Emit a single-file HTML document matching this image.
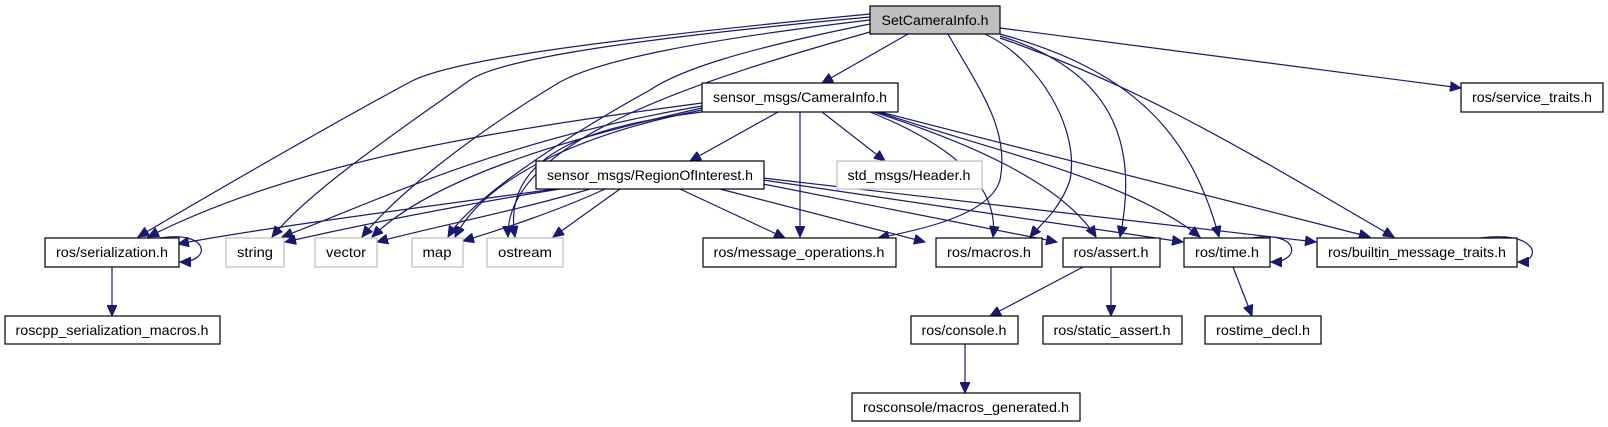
<!DOCTYPE html>
<html><head><meta charset="utf-8"><style>
html,body{margin:0;padding:0;background:#fff;}
svg{display:block;}
text{font-family:"Liberation Sans",sans-serif;font-size:14px;fill:#000;}
.e{fill:none;stroke:#191970;stroke-width:1.2;marker-end:url(#a);}
.b{fill:#fff;stroke:#000;stroke-width:1.2;}
.g{fill:#fff;stroke:#bfbfbf;stroke-width:1.2;}
</style></head><body>
<svg width="1608" height="427" viewBox="0 0 1608 427" xmlns="http://www.w3.org/2000/svg">
<defs><marker id="a" markerUnits="userSpaceOnUse" markerWidth="12" markerHeight="10" refX="11" refY="5" orient="auto"><path d="M0,0 L11,5 L0,10 z" fill="#191970" stroke="#191970"/></marker></defs>
<path class="e" d="M908,34 L822,83"/>
<path class="e" d="M870,14 C600,40 450,60 410,82 C330,125 200,200 138,237"/>
<path class="e" d="M870,17 C620,40 500,60 470,80 C400,130 310,190 272,237"/>
<path class="e" d="M870,20 C700,40 600,60 560,82 C480,130 400,190 362,237"/>
<path class="e" d="M870,24 C740,50 680,70 650,90 C560,140 470,200 448,237"/>
<path class="e" d="M870,32 C700,80 505,140 508,237"/>
<path class="e" d="M948,34 C980,90 1010,130 1000,180 C990,215 920,230 878,238"/>
<path class="e" d="M985,34 C1040,60 1080,130 1070,180 C1060,210 1040,225 1030,237"/>
<path class="e" d="M1000,36 C1110,70 1140,140 1120,237"/>
<path class="e" d="M1000,34 C1130,70 1190,130 1219,237"/>
<path class="e" d="M1000,38 C1150,90 1260,160 1394,237"/>
<path class="e" d="M1000,28 L1461,88"/>
<path class="e" d="M778,112 L690,161"/>
<path class="e" d="M822,112 L885,161"/>
<path class="e" d="M800,112 L800,237"/>
<path class="e" d="M702,103 C500,130 300,160 148,237"/>
<path class="e" d="M702,106 C500,140 380,200 282,237"/>
<path class="e" d="M702,108 C560,140 430,180 372,237"/>
<path class="e" d="M702,110 C600,130 490,170 455,237"/>
<path class="e" d="M702,112 C600,125 500,150 515,237"/>
<path class="e" d="M870,112 C940,140 1000,180 993,237"/>
<path class="e" d="M874,112 C960,140 1060,180 1096,237"/>
<path class="e" d="M878,112 C990,150 1130,180 1200,237"/>
<path class="e" d="M880,112 L1370,237"/>
<path class="e" d="M555,189 C400,210 250,230 178,244"/>
<path class="e" d="M560,189 C460,205 360,225 285,242"/>
<path class="e" d="M590,189 C520,210 420,230 377,242"/>
<path class="e" d="M605,189 C560,210 500,230 463,241"/>
<path class="e" d="M620,189 L553,237"/>
<path class="e" d="M680,189 L785,238"/>
<path class="e" d="M720,189 L925,242"/>
<path class="e" d="M763,184 L1057,242"/>
<path class="e" d="M763,180 L1183,242"/>
<path class="e" d="M763,178 L1316,242"/>
<path class="e" d="M160,238 C210,230 212,262 180,262"/>
<path class="e" d="M1252,238 C1300,230 1302,262 1271,262"/>
<path class="e" d="M1480,238 C1540,230 1542,262 1518,262"/>
<path class="e" d="M112,267 L112,316"/>
<path class="e" d="M1083,267 L990,316"/>
<path class="e" d="M1111,267 L1111,316"/>
<path class="e" d="M1233,267 L1252,316"/>
<path class="e" d="M965,344 L965,393"/>
<rect x="870" y="6" width="130" height="28" fill="#bfbfbf" stroke="#000" stroke-width="1.2"/>
<text x="935" y="25" text-anchor="middle" textLength="107" lengthAdjust="spacingAndGlyphs">SetCameraInfo.h</text>
<rect class="b" x="702" y="83" width="196" height="29"/><text x="800" y="102" text-anchor="middle" textLength="174" lengthAdjust="spacingAndGlyphs">sensor_msgs/CameraInfo.h</text>
<rect class="b" x="1461" y="83" width="142" height="29"/><text x="1532" y="102" text-anchor="middle" textLength="120" lengthAdjust="spacingAndGlyphs">ros/service_traits.h</text>
<rect class="b" x="536" y="161" width="228" height="28"/><text x="650" y="180" text-anchor="middle" textLength="206" lengthAdjust="spacingAndGlyphs">sensor_msgs/RegionOfInterest.h</text>
<rect class="g" x="837" y="161" width="145" height="28"/><text x="909" y="180" text-anchor="middle" textLength="123" lengthAdjust="spacingAndGlyphs">std_msgs/Header.h</text>
<rect class="b" x="45" y="238" width="134" height="29"/><text x="112" y="257" text-anchor="middle" textLength="112" lengthAdjust="spacingAndGlyphs">ros/serialization.h</text>
<rect class="g" x="226" y="238" width="58" height="29"/><text x="255" y="257" text-anchor="middle" textLength="36" lengthAdjust="spacingAndGlyphs">string</text>
<rect class="g" x="315" y="238" width="62" height="29"/><text x="346" y="257" text-anchor="middle" textLength="40" lengthAdjust="spacingAndGlyphs">vector</text>
<rect class="g" x="412" y="238" width="51" height="29"/><text x="437" y="257" text-anchor="middle" textLength="29" lengthAdjust="spacingAndGlyphs">map</text>
<rect class="g" x="487" y="238" width="76" height="29"/><text x="525" y="257" text-anchor="middle" textLength="54" lengthAdjust="spacingAndGlyphs">ostream</text>
<rect class="b" x="703" y="238" width="193" height="29"/><text x="799" y="257" text-anchor="middle" textLength="171" lengthAdjust="spacingAndGlyphs">ros/message_operations.h</text>
<rect class="b" x="936" y="238" width="106" height="29"/><text x="989" y="257" text-anchor="middle" textLength="84" lengthAdjust="spacingAndGlyphs">ros/macros.h</text>
<rect class="b" x="1063" y="238" width="97" height="29"/><text x="1111" y="257" text-anchor="middle" textLength="75" lengthAdjust="spacingAndGlyphs">ros/assert.h</text>
<rect class="b" x="1184" y="238" width="86" height="29"/><text x="1227" y="257" text-anchor="middle" textLength="64" lengthAdjust="spacingAndGlyphs">ros/time.h</text>
<rect class="b" x="1317" y="238" width="200" height="29"/><text x="1417" y="257" text-anchor="middle" textLength="178" lengthAdjust="spacingAndGlyphs">ros/builtin_message_traits.h</text>
<rect class="b" x="5" y="316" width="215" height="28"/><text x="112" y="335" text-anchor="middle" textLength="193" lengthAdjust="spacingAndGlyphs">roscpp_serialization_macros.h</text>
<rect class="b" x="911" y="316" width="107" height="28"/><text x="964" y="335" text-anchor="middle" textLength="85" lengthAdjust="spacingAndGlyphs">ros/console.h</text>
<rect class="b" x="1043" y="316" width="139" height="28"/><text x="1112" y="335" text-anchor="middle" textLength="117" lengthAdjust="spacingAndGlyphs">ros/static_assert.h</text>
<rect class="b" x="1205" y="316" width="116" height="28"/><text x="1263" y="335" text-anchor="middle" textLength="94" lengthAdjust="spacingAndGlyphs">rostime_decl.h</text>
<rect class="b" x="852" y="393" width="228" height="28"/><text x="966" y="412" text-anchor="middle" textLength="206" lengthAdjust="spacingAndGlyphs">rosconsole/macros_generated.h</text>
</svg>
</body></html>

Requirement: Leave every image out, and retype the material exactly.

Expected output:
Emit a single-file HTML document matching this image.
<!DOCTYPE html>
<html><head><meta charset="utf-8"><style>
html,body{margin:0;padding:0;background:#fff;}
svg{display:block;}
text{font-family:"Liberation Sans",sans-serif;font-size:14px;fill:#000;}
.e{fill:none;stroke:#191970;stroke-width:1.2;marker-end:url(#a);}
.b{fill:#fff;stroke:#000;stroke-width:1.2;}
.g{fill:#fff;stroke:#bfbfbf;stroke-width:1.2;}
</style></head><body>
<svg width="1608" height="427" viewBox="0 0 1608 427" xmlns="http://www.w3.org/2000/svg">
<defs><marker id="a" markerUnits="userSpaceOnUse" markerWidth="12" markerHeight="10" refX="11" refY="5" orient="auto"><path d="M0,0 L11,5 L0,10 z" fill="#191970" stroke="#191970"/></marker></defs>
<path class="e" d="M908,34 L822,83"/>
<path class="e" d="M870,14 C600,40 450,60 410,82 C330,125 200,200 138,237"/>
<path class="e" d="M870,17 C620,40 500,60 470,80 C400,130 310,190 272,237"/>
<path class="e" d="M870,20 C700,40 600,60 560,82 C480,130 400,190 362,237"/>
<path class="e" d="M870,24 C740,50 680,70 650,90 C560,140 470,200 448,237"/>
<path class="e" d="M870,32 C700,80 505,140 508,237"/>
<path class="e" d="M948,34 C980,90 1010,130 1000,180 C990,215 920,230 878,238"/>
<path class="e" d="M985,34 C1040,60 1080,130 1070,180 C1060,210 1040,225 1030,237"/>
<path class="e" d="M1000,36 C1110,70 1140,140 1120,237"/>
<path class="e" d="M1000,34 C1130,70 1190,130 1219,237"/>
<path class="e" d="M1000,38 C1150,90 1260,160 1394,237"/>
<path class="e" d="M1000,28 L1461,88"/>
<path class="e" d="M778,112 L690,161"/>
<path class="e" d="M822,112 L885,161"/>
<path class="e" d="M800,112 L800,237"/>
<path class="e" d="M702,103 C500,130 300,160 148,237"/>
<path class="e" d="M702,106 C500,140 380,200 282,237"/>
<path class="e" d="M702,108 C560,140 430,180 372,237"/>
<path class="e" d="M702,110 C600,130 490,170 455,237"/>
<path class="e" d="M702,112 C600,125 500,150 515,237"/>
<path class="e" d="M870,112 C940,140 1000,180 993,237"/>
<path class="e" d="M874,112 C960,140 1060,180 1096,237"/>
<path class="e" d="M878,112 C990,150 1130,180 1200,237"/>
<path class="e" d="M880,112 L1370,237"/>
<path class="e" d="M555,189 C400,210 250,230 178,244"/>
<path class="e" d="M560,189 C460,205 360,225 285,242"/>
<path class="e" d="M590,189 C520,210 420,230 377,242"/>
<path class="e" d="M605,189 C560,210 500,230 463,241"/>
<path class="e" d="M620,189 L553,237"/>
<path class="e" d="M680,189 L785,238"/>
<path class="e" d="M720,189 L925,242"/>
<path class="e" d="M763,184 L1057,242"/>
<path class="e" d="M763,180 L1183,242"/>
<path class="e" d="M763,178 L1316,242"/>
<path class="e" d="M160,238 C210,230 212,262 180,262"/>
<path class="e" d="M1252,238 C1300,230 1302,262 1271,262"/>
<path class="e" d="M1480,238 C1540,230 1542,262 1518,262"/>
<path class="e" d="M112,267 L112,316"/>
<path class="e" d="M1083,267 L990,316"/>
<path class="e" d="M1111,267 L1111,316"/>
<path class="e" d="M1233,267 L1252,316"/>
<path class="e" d="M965,344 L965,393"/>
<rect x="870" y="6" width="130" height="28" fill="#bfbfbf" stroke="#000" stroke-width="1.2"/>
<text x="935" y="25" text-anchor="middle" textLength="107" lengthAdjust="spacingAndGlyphs">SetCameraInfo.h</text>
<rect class="b" x="702" y="83" width="196" height="29"/><text x="800" y="102" text-anchor="middle" textLength="174" lengthAdjust="spacingAndGlyphs">sensor_msgs/CameraInfo.h</text>
<rect class="b" x="1461" y="83" width="142" height="29"/><text x="1532" y="102" text-anchor="middle" textLength="120" lengthAdjust="spacingAndGlyphs">ros/service_traits.h</text>
<rect class="b" x="536" y="161" width="228" height="28"/><text x="650" y="180" text-anchor="middle" textLength="206" lengthAdjust="spacingAndGlyphs">sensor_msgs/RegionOfInterest.h</text>
<rect class="g" x="837" y="161" width="145" height="28"/><text x="909" y="180" text-anchor="middle" textLength="123" lengthAdjust="spacingAndGlyphs">std_msgs/Header.h</text>
<rect class="b" x="45" y="238" width="134" height="29"/><text x="112" y="257" text-anchor="middle" textLength="112" lengthAdjust="spacingAndGlyphs">ros/serialization.h</text>
<rect class="g" x="226" y="238" width="58" height="29"/><text x="255" y="257" text-anchor="middle" textLength="36" lengthAdjust="spacingAndGlyphs">string</text>
<rect class="g" x="315" y="238" width="62" height="29"/><text x="346" y="257" text-anchor="middle" textLength="40" lengthAdjust="spacingAndGlyphs">vector</text>
<rect class="g" x="412" y="238" width="51" height="29"/><text x="437" y="257" text-anchor="middle" textLength="29" lengthAdjust="spacingAndGlyphs">map</text>
<rect class="g" x="487" y="238" width="76" height="29"/><text x="525" y="257" text-anchor="middle" textLength="54" lengthAdjust="spacingAndGlyphs">ostream</text>
<rect class="b" x="703" y="238" width="193" height="29"/><text x="799" y="257" text-anchor="middle" textLength="171" lengthAdjust="spacingAndGlyphs">ros/message_operations.h</text>
<rect class="b" x="936" y="238" width="106" height="29"/><text x="989" y="257" text-anchor="middle" textLength="84" lengthAdjust="spacingAndGlyphs">ros/macros.h</text>
<rect class="b" x="1063" y="238" width="97" height="29"/><text x="1111" y="257" text-anchor="middle" textLength="75" lengthAdjust="spacingAndGlyphs">ros/assert.h</text>
<rect class="b" x="1184" y="238" width="86" height="29"/><text x="1227" y="257" text-anchor="middle" textLength="64" lengthAdjust="spacingAndGlyphs">ros/time.h</text>
<rect class="b" x="1317" y="238" width="200" height="29"/><text x="1417" y="257" text-anchor="middle" textLength="178" lengthAdjust="spacingAndGlyphs">ros/builtin_message_traits.h</text>
<rect class="b" x="5" y="316" width="215" height="28"/><text x="112" y="335" text-anchor="middle" textLength="193" lengthAdjust="spacingAndGlyphs">roscpp_serialization_macros.h</text>
<rect class="b" x="911" y="316" width="107" height="28"/><text x="964" y="335" text-anchor="middle" textLength="85" lengthAdjust="spacingAndGlyphs">ros/console.h</text>
<rect class="b" x="1043" y="316" width="139" height="28"/><text x="1112" y="335" text-anchor="middle" textLength="117" lengthAdjust="spacingAndGlyphs">ros/static_assert.h</text>
<rect class="b" x="1205" y="316" width="116" height="28"/><text x="1263" y="335" text-anchor="middle" textLength="94" lengthAdjust="spacingAndGlyphs">rostime_decl.h</text>
<rect class="b" x="852" y="393" width="228" height="28"/><text x="966" y="412" text-anchor="middle" textLength="206" lengthAdjust="spacingAndGlyphs">rosconsole/macros_generated.h</text>
</svg>
</body></html>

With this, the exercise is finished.